So much for sustainability moves denting profits.
CVS Health in the US managed record sales in 2014 – increasing net revenues by 9.9% to $139.4bn – despite a major rebrand that involved taking lucrative tobacco products off the shelves.
Last year, the pharmacy took the decision to stop selling cigarettes at its 7,000+ stores across the US. At the time, it said it expected to lose around $2bn in revenues every year.
But clearly it’s managed to offset the profitability impact.
Net revenues increased almost 13% to a record $37.1bn in Q4 2014, with operating profit jumping 4.7% to $2.3 billion.
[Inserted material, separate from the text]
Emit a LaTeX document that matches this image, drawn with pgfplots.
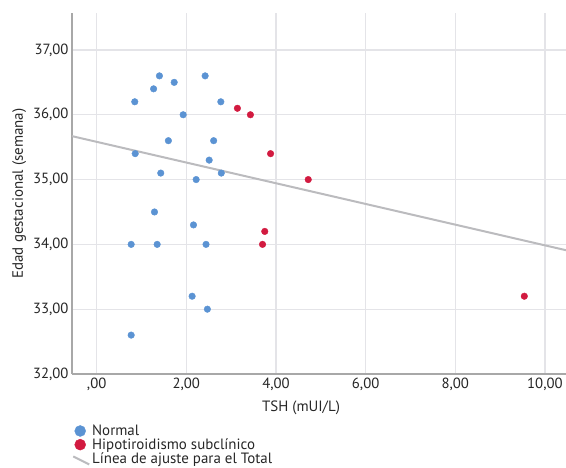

“Our results underscore the fact that we are winning in the marketplace and, as a result, driving solid and sustainable growth,” said CVS Health CEO Larry Merlo. “2014 will be remembered as the year in which we rebranded our company as CVS Health and made the right decision to exit the tobacco category, better aligning our company with patients, payors and providers.”
It certainly seems like the right decision.
The business says it made up for its tobacco sale losses by increases in its pharmacy services business, which posted a 22% increase in revenues for the three months through 31 December 2014, driven largely by growth in its Medicaid programmes. On the first year anniversary of decided against selling tobacco, the CVS Health Foundation committed to a $5m five-year commitment to support the Campaign for Tobacco-Free Kids – a programme to provide grants to organisations “committed to implementing public health strategies to reduce youth tobacco use and exposure to secondhand smoke”.
CVS is the first pharmacy chain in the US to make a move against the powerful tobacco industry and Tobacco-Free Kids has publicly urged all retail and pharmacy outlets to end tobacco sales.
CVS Health has 7,800 retail pharmacies in the US, more than 900 walk-in medical clinics and boasts more than 65 million health plan members.